## start

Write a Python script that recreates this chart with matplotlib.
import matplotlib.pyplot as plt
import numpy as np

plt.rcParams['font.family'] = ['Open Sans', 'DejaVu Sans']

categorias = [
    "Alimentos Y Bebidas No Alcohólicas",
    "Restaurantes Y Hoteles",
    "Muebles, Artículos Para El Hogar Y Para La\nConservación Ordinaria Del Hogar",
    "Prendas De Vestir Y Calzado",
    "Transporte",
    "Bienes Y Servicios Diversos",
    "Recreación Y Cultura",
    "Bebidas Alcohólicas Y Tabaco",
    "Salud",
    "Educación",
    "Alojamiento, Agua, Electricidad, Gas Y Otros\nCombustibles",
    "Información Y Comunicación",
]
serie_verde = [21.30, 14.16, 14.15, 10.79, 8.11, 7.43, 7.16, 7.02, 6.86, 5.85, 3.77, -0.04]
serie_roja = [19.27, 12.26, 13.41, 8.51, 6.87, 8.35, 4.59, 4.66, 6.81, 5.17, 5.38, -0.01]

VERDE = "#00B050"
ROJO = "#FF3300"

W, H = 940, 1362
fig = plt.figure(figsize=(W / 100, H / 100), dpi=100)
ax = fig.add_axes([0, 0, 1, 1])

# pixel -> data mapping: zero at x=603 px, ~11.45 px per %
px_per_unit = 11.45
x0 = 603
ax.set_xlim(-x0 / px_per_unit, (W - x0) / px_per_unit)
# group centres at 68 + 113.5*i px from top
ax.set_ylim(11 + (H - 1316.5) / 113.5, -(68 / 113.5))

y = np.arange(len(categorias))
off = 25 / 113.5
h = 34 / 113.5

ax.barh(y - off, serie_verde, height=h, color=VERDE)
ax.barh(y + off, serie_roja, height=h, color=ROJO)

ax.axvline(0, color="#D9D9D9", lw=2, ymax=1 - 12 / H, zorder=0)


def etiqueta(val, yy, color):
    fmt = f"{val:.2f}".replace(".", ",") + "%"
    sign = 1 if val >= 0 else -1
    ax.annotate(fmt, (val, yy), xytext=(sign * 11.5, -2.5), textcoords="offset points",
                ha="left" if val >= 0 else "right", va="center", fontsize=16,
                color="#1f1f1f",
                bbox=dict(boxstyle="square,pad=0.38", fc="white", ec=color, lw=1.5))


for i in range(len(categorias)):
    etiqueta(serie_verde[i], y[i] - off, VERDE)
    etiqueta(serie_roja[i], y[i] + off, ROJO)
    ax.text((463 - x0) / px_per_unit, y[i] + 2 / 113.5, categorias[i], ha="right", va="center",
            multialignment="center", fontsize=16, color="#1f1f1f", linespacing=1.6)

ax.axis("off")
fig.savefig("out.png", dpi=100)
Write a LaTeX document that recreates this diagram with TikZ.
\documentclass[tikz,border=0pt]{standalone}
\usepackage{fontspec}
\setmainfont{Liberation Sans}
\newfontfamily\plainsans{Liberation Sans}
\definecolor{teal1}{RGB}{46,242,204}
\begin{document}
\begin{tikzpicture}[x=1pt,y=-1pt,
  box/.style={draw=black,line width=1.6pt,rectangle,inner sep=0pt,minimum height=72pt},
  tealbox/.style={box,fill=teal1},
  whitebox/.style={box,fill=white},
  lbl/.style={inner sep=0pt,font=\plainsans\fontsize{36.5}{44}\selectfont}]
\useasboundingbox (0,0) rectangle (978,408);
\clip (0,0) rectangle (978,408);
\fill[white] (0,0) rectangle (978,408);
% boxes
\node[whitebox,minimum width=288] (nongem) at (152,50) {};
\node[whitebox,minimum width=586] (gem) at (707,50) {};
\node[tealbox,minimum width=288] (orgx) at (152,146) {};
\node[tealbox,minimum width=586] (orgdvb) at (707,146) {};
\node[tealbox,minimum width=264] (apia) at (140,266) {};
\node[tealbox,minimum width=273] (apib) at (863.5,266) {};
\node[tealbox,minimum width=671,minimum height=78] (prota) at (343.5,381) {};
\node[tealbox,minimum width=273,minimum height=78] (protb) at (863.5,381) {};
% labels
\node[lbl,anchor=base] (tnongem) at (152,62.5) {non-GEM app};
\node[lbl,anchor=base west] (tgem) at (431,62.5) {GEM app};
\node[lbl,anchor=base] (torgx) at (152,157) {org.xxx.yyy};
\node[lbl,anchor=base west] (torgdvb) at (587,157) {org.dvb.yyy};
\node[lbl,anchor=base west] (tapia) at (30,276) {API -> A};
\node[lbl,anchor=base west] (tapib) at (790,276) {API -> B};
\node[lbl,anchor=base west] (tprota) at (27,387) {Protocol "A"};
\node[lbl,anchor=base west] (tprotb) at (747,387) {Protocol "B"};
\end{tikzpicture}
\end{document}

## end

Retype the listing exactly, in full.

Write a Python script that recreates this chart with matplotlib.
import matplotlib.pyplot as plt
import numpy as np

plt.rcParams['font.family'] = ['Open Sans', 'DejaVu Sans']

categorias = [
    "Alimentos Y Bebidas No Alcohólicas",
    "Restaurantes Y Hoteles",
    "Muebles, Artículos Para El Hogar Y Para La\nConservación Ordinaria Del Hogar",
    "Prendas De Vestir Y Calzado",
    "Transporte",
    "Bienes Y Servicios Diversos",
    "Recreación Y Cultura",
    "Bebidas Alcohólicas Y Tabaco",
    "Salud",
    "Educación",
    "Alojamiento, Agua, Electricidad, Gas Y Otros\nCombustibles",
    "Información Y Comunicación",
]
serie_verde = [21.30, 14.16, 14.15, 10.79, 8.11, 7.43, 7.16, 7.02, 6.86, 5.85, 3.77, -0.04]
serie_roja = [19.27, 12.26, 13.41, 8.51, 6.87, 8.35, 4.59, 4.66, 6.81, 5.17, 5.38, -0.01]

VERDE = "#00B050"
ROJO = "#FF3300"

W, H = 940, 1362
fig = plt.figure(figsize=(W / 100, H / 100), dpi=100)
ax = fig.add_axes([0, 0, 1, 1])

# pixel -> data mapping: zero at x=603 px, ~11.45 px per %
px_per_unit = 11.45
x0 = 603
ax.set_xlim(-x0 / px_per_unit, (W - x0) / px_per_unit)
# group centres at 68 + 113.5*i px from top
ax.set_ylim(11 + (H - 1316.5) / 113.5, -(68 / 113.5))

y = np.arange(len(categorias))
off = 25 / 113.5
h = 34 / 113.5

ax.barh(y - off, serie_verde, height=h, color=VERDE)
ax.barh(y + off, serie_roja, height=h, color=ROJO)

ax.axvline(0, color="#D9D9D9", lw=2, ymax=1 - 12 / H, zorder=0)


def etiqueta(val, yy, color):
    fmt = f"{val:.2f}".replace(".", ",") + "%"
    sign = 1 if val >= 0 else -1
    ax.annotate(fmt, (val, yy), xytext=(sign * 11.5, -2.5), textcoords="offset points",
                ha="left" if val >= 0 else "right", va="center", fontsize=16,
                color="#1f1f1f",
                bbox=dict(boxstyle="square,pad=0.38", fc="white", ec=color, lw=1.5))


for i in range(len(categorias)):
    etiqueta(serie_verde[i], y[i] - off, VERDE)
    etiqueta(serie_roja[i], y[i] + off, ROJO)
    ax.text((463 - x0) / px_per_unit, y[i] + 2 / 113.5, categorias[i], ha="right", va="center",
            multialignment="center", fontsize=16, color="#1f1f1f", linespacing=1.6)

ax.axis("off")
fig.savefig("out.png", dpi=100)
Write a LaTeX document that recreates this diagram with TikZ.
\documentclass[tikz,border=0pt]{standalone}
\usepackage{fontspec}
\setmainfont{Liberation Sans}
\newfontfamily\plainsans{Liberation Sans}
\definecolor{teal1}{RGB}{46,242,204}
\begin{document}
\begin{tikzpicture}[x=1pt,y=-1pt,
  box/.style={draw=black,line width=1.6pt,rectangle,inner sep=0pt,minimum height=72pt},
  tealbox/.style={box,fill=teal1},
  whitebox/.style={box,fill=white},
  lbl/.style={inner sep=0pt,font=\plainsans\fontsize{36.5}{44}\selectfont}]
\useasboundingbox (0,0) rectangle (978,408);
\clip (0,0) rectangle (978,408);
\fill[white] (0,0) rectangle (978,408);
% boxes
\node[whitebox,minimum width=288] (nongem) at (152,50) {};
\node[whitebox,minimum width=586] (gem) at (707,50) {};
\node[tealbox,minimum width=288] (orgx) at (152,146) {};
\node[tealbox,minimum width=586] (orgdvb) at (707,146) {};
\node[tealbox,minimum width=264] (apia) at (140,266) {};
\node[tealbox,minimum width=273] (apib) at (863.5,266) {};
\node[tealbox,minimum width=671,minimum height=78] (prota) at (343.5,381) {};
\node[tealbox,minimum width=273,minimum height=78] (protb) at (863.5,381) {};
% labels
\node[lbl,anchor=base] (tnongem) at (152,62.5) {non-GEM app};
\node[lbl,anchor=base west] (tgem) at (431,62.5) {GEM app};
\node[lbl,anchor=base] (torgx) at (152,157) {org.xxx.yyy};
\node[lbl,anchor=base west] (torgdvb) at (587,157) {org.dvb.yyy};
\node[lbl,anchor=base west] (tapia) at (30,276) {API -> A};
\node[lbl,anchor=base west] (tapib) at (790,276) {API -> B};
\node[lbl,anchor=base west] (tprota) at (27,387) {Protocol "A"};
\node[lbl,anchor=base west] (tprotb) at (747,387) {Protocol "B"};
\end{tikzpicture}
\end{document}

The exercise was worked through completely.